Logical Positivism had nonetheless done good work in clearing away the tangle of philosophic argument. Perhaps more could be done? The later Wittgenstein argued that the purpose of philosophy was to clarify issues, to see through the bewitchment of language and demonstrate that conundrums of meaning arose through words being used beyond their proper remit.  In short, rather than immerse ourselves in abstruse theory, we should study language as actually used, by everyday people in everyday situations. Philosophy should not be the final arbiter on use, but more the humble investigator.

J.L. Austin’s How to Do Things with Words was a seminal work, and his approach was extended and systematised by John Searle and others. Meaning is real and includes both what the speaker intended and what he actually said — i.e. the function of a sentence and its internal structure. Speech, moreover, is rule-governed, and we should be able to spell out these rules. Paul Grice concerned himself with differences in intention between the said and the meant, and in analysing conversational situations. Implication was conveyed by general knowledge and shared interest. And an action intended to induce belief would have to a. induce that belief, b. be recognised as such by the hearers, and c. be performed with every intention of being recognised as such.

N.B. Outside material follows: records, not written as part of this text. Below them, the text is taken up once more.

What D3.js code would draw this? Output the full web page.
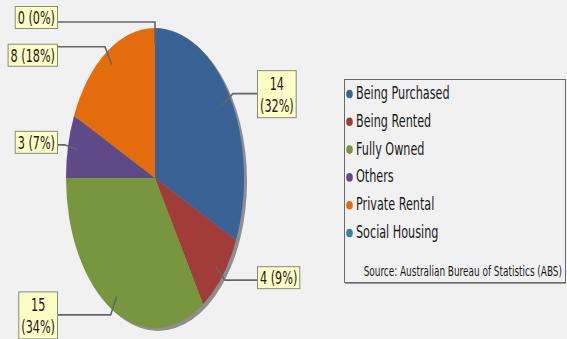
<!DOCTYPE html>
<html>
<head>
<meta charset="utf-8">
<script src="https://cdn.jsdelivr.net/npm/d3@7/dist/d3.min.js"></script>
<style>
  html, body { margin: 0; padding: 0; background: #f1f1f1; }
  svg { display: block; }
  text { font-family: "DejaVu Sans", sans-serif; fill: #1a1a1a; }
</style>
</head>
<body>
<svg id="chart" width="567" height="339"></svg>
<script>
// Household tenure breakdown
const categories = ["Being Purchased", "Being Rented", "Fully Owned", "Others", "Private Rental", "Social Housing"];
const counts = [14, 4, 15, 3, 8, 0];
const colors = ["#396395", "#a23c39", "#77963d", "#5e4a89", "#e46c0b", "#31859c"];
const sourceNote = "Source: Australian Bureau of Statistics (ABS)";

// small vertical offsets of the callout boxes relative to their leader elbows
const calloutNudge = { "Being Purchased": 0, "Being Rented": -3, "Fully Owned": 0, "Others": -3, "Private Rental": 8, "Social Housing": -5 };

const W = 567, H = 339;
const cx = 155, cy = 178, rx = 89, ry = 150;
const textScale = 0.66;   // narrow text rendering
const labelSize = 17;

const svg = d3.select("#chart");
const total = d3.sum(counts);
const data = categories.map((c, i) => ({ cat: c, value: counts[i], color: colors[i] }));

const pie = d3.pie().sort(null).value(d => d.value);
const arcs = pie(data);
const arc = d3.arc().innerRadius(0).outerRadius(ry);

// drop shadow under the pie
svg.append("ellipse")
  .attr("cx", cx + 3).attr("cy", cy + 3)
  .attr("rx", rx).attr("ry", ry)
  .attr("fill", "#8e8e8e");

const pieG = svg.append("g")
  .attr("transform", `translate(${cx},${cy}) scale(${rx / ry},1)`);

pieG.selectAll("path")
  .data(arcs.filter(a => a.value > 0))
  .join("path")
  .attr("d", arc)
  .attr("fill", d => d.data.color);

// point on the elliptical pie at angle a (clockwise from 12 o'clock), radius fraction k
function pt(a, k) {
  return [cx + rx * k * Math.sin(a), cy - ry * k * Math.cos(a)];
}

function narrowText(g, x, y, str, size, anchor) {
  return g.append("g").attr("transform", `translate(${x},${y}) scale(${textScale},1)`)
    .append("text")
    .attr("font-size", size)
    .attr("text-anchor", anchor)
    .attr("dominant-baseline", "central")
    .text(str);
}

// callouts
const calloutG = svg.append("g");
const lineH = 22;
arcs.forEach(a => {
  const mid = (a.startAngle + a.endAngle) / 2;
  const pct = Math.round(a.value / total * 100);
  const lines = a.value >= 10 ? [String(a.value), `(${pct}%)`] : [`${a.value} (${pct}%)`];
  const anchorPt = pt(mid, 0.9);
  const elbow = pt(mid, 1.04);
  const right = Math.sin(mid) > 1e-6;
  const boxEdgeX = right ? 257 : 57;

  // measure the widest line
  const probe = svg.append("text").attr("font-size", labelSize)
    .text(lines.reduce((m, s) => s.length > m.length ? s : m, ""));
  const tw = probe.node().getComputedTextLength() * textScale;
  probe.remove();
  const bw = tw + 5;
  const bh = lines.length === 1 ? 22 : 47;
  const bcy = elbow[1] + calloutNudge[a.data.cat];
  const bx = right ? boxEdgeX : boxEdgeX - bw;

  calloutG.append("path")
    .attr("d", d3.line()([anchorPt, elbow, [boxEdgeX, elbow[1]]]))
    .attr("fill", "none")
    .attr("stroke", "#666")
    .attr("stroke-width", 1.6);

  calloutG.append("rect")
    .attr("x", bx + 0.5).attr("y", bcy - bh / 2 + 0.5)
    .attr("width", bw).attr("height", bh)
    .attr("fill", "#fdfdc6")
    .attr("stroke", "#8a8a7a")
    .attr("stroke-width", 1);

  lines.forEach((s, i) => {
    const ty = bcy + (i - (lines.length - 1) / 2) * lineH + 1;
    narrowText(calloutG, bx + bw / 2 + 0.5, ty, s, labelSize, "middle");
  });
});

// legend
const lg = svg.append("g");
const lx = 344, ly = 79, lw = 221, lh = 203;
lg.append("rect")
  .attr("x", lx + 0.5).attr("y", ly + 0.5)
  .attr("width", lw).attr("height", lh)
  .attr("fill", "none")
  .attr("stroke", "#6b6b6b")
  .attr("stroke-width", 1);
lg.append("line")
  .attr("x1", lx + 1).attr("x2", lx + lw + 1)
  .attr("y1", ly + lh + 1.5).attr("y2", ly + lh + 1.5)
  .attr("stroke", "#9a9a9a").attr("stroke-width", 1);

const rowY = d3.scalePoint().domain(categories).range([93, 232]);
categories.forEach((c, i) => {
  const y = rowY(c);
  lg.append("ellipse")
    .attr("cx", 349.5).attr("cy", y + 1)
    .attr("rx", 3.3).attr("ry", 4.3)
    .attr("fill", colors[i]);
  narrowText(lg, 356, y, c, labelSize, "start");
});
narrowText(lg, 562, 271, sourceNote, 13.5, "end");
</script>
</body>
</html>
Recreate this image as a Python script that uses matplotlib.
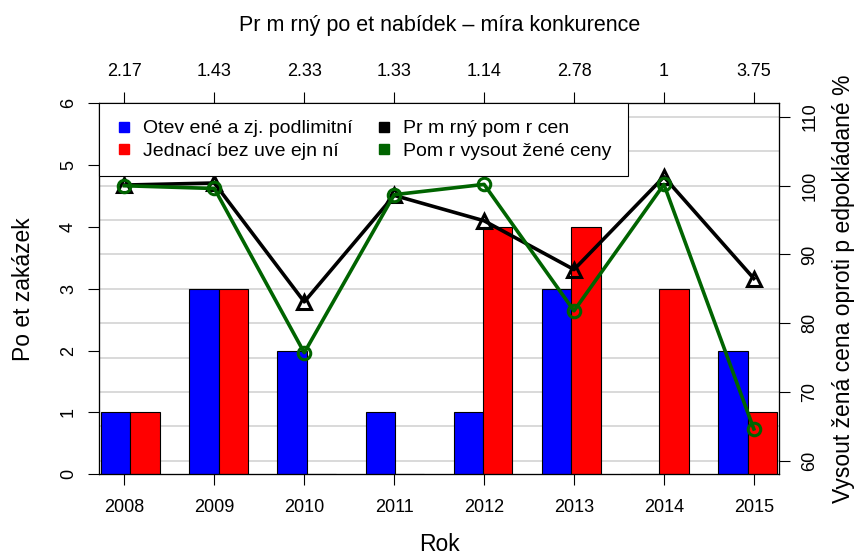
import numpy as np
import matplotlib.pyplot as plt
from matplotlib.lines import Line2D

plt.rcParams['font.family'] = ['Liberation Sans', 'DejaVu Sans']

years = ['2008', '2009', '2010', '2011', '2012', '2013', '2014', '2015']
otevrene = [1, 3, 2, 1, 1, 3, 0, 2]
jednaci = [1, 3, 0, 0, 4, 4, 3, 1]
prumerny_pomer = [100.1, 100.4, 83.1, 98.6, 94.9, 87.8, 101.3, 86.5]
vysoutezene = [100.0, 99.6, 75.7, 98.7, 100.2, 81.8, 100.2, 64.6]
nabidky = ['2.17', '1.43', '2.33', '1.33', '1.14', '2.78', '1', '3.75']

blue = '#0000FF'
red = '#FF0000'
green = '#006400'

fig = plt.figure(figsize=(8.67, 5.59), dpi=100)
pos = [0.1145, 0.1515, 0.784, 0.6637]

# vrstva 1: prava osa + mrizka
ax_r = fig.add_axes(pos)
ax_r.set_ylim(58, 112)
ax_r.set_xlim(0, 1)
for v in np.arange(60, 111, 5):
    ax_r.axhline(v, color='#D3D3D3', lw=1.2, zorder=0)
ax_r.yaxis.tick_right()
ax_r.yaxis.set_label_position('right')
ax_r.set_yticks(np.arange(60, 111, 10))
ax_r.set_yticklabels([str(v) for v in range(60, 111, 10)], rotation=90, va='center')
ax_r.set_xticks([])
ax_r.tick_params(axis='y', length=8, width=0.8, labelsize=13, pad=8)
ax_r.set_ylabel('Vysout žená cena oproti p edpokládané %', fontsize=16.5, labelpad=10)

# vrstva 2: sloupce
ax_b = fig.add_axes(pos)
ax_b.patch.set_visible(False)
n = len(years)
left_edges = 1 + 3 * np.arange(n)
ax_b.bar(left_edges, otevrene, width=1, align='edge', color=blue,
         edgecolor='black', linewidth=0.8, zorder=2)
ax_b.bar(left_edges + 1, jednaci, width=1, align='edge', color=red,
         edgecolor='black', linewidth=0.8, zorder=2)
ax_b.set_xlim(0.942, 24.068)
ax_b.set_ylim(0, 6)
ax_b.set_xticks([])
ax_b.set_yticks(range(0, 7))
ax_b.set_yticklabels([str(v) for v in range(0, 7)], rotation=90, va='center')
ax_b.tick_params(axis='y', length=8, width=0.8, labelsize=13, pad=8)
ax_b.set_ylabel('Po et zakázek', fontsize=16.5, labelpad=18)

# vrstva 3: cary
ax_l = fig.add_axes(pos)
ax_l.patch.set_visible(False)
x = np.arange(1, n + 1)
ax_l.plot(x, prumerny_pomer, color='black', lw=2.6, marker='^', markersize=10,
          markerfacecolor='none', markeredgewidth=2.2, zorder=3)
ax_l.plot(x, vysoutezene, color=green, lw=2.6, marker='o', markersize=9,
          markerfacecolor='none', markeredgewidth=2.2, zorder=4)
ax_l.set_xlim(0.72, 8.28)
ax_l.set_ylim(58, 112)
ax_l.set_yticks([])
ax_l.set_xticks(x)
ax_l.set_xticklabels(years)
ax_l.tick_params(axis='x', length=8, width=0.8, labelsize=13, pad=10)
ax_l.set_xlabel('Rok', fontsize=16.5, labelpad=12)

top = ax_l.secondary_xaxis('top')
top.set_xticks(x)
top.set_xticklabels(nabidky)
top.tick_params(length=8, width=0.8, labelsize=13, pad=9)
top.spines['top'].set_visible(False)

fig.text(0.5066, 0.955, 'Pr m rný po et nabídek – míra konkurence',
         ha='center', va='center', fontsize=15.5)

for ax in (ax_r, ax_b, ax_l):
    for s in ax.spines.values():
        s.set_linewidth(0.8)

handles = [Line2D([], [], marker='s', ls='none', color=c, markersize=7)
           for c in (blue, red, 'black', green)]
labels = ['Otev ené a zj. podlimitní', 'Jednací bez uve ejn ní',
          'Pr m rný pom r cen', 'Pom r vysout žené ceny']
leg = ax_l.legend(handles, labels, ncol=2, loc='upper left', bbox_to_anchor=(0, 1),
                  borderaxespad=0, fontsize=14, frameon=True, fancybox=False,
                  edgecolor='black', framealpha=1, handlelength=0.8,
                  handletextpad=0.6, columnspacing=1.2, labelspacing=0.25,
                  borderpad=0.85)
leg.get_frame().set_linewidth(0.8)
leg.set_zorder(10)

fig.savefig('out.png', dpi=100)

Intention-based semantic theories are popular and still actively pursued. But they have not entirely succeeded in reducing meaning and psychology to actions and utterances. If meaning is defined as acting so as to induce belief and action in another, theories of meaning must be grounded in non-semantic terms to avoid circularity. It seems doubtful whether this can be done. Individuals act according to beliefs, and the communication of these beliefs eventually and necessarily calls on public beliefs and language.

Is there another way of cutting through the tangle of belief and language-dependence? One very influential programme was that of  John Davidson, which made the meaning of the sentence simply its truth conditions. The meaning of a trivially simple example: The moon is round are the conditions that the sentence is true, namely that the moon is indeed round. No more than that. The programme sidesteps troublesome philosophical issues — the mind-body problem, problems of knowledge, deep grammar, social usage — to state facts in a logically-transparent language, but most philosophers expect more of  a theory of meaning.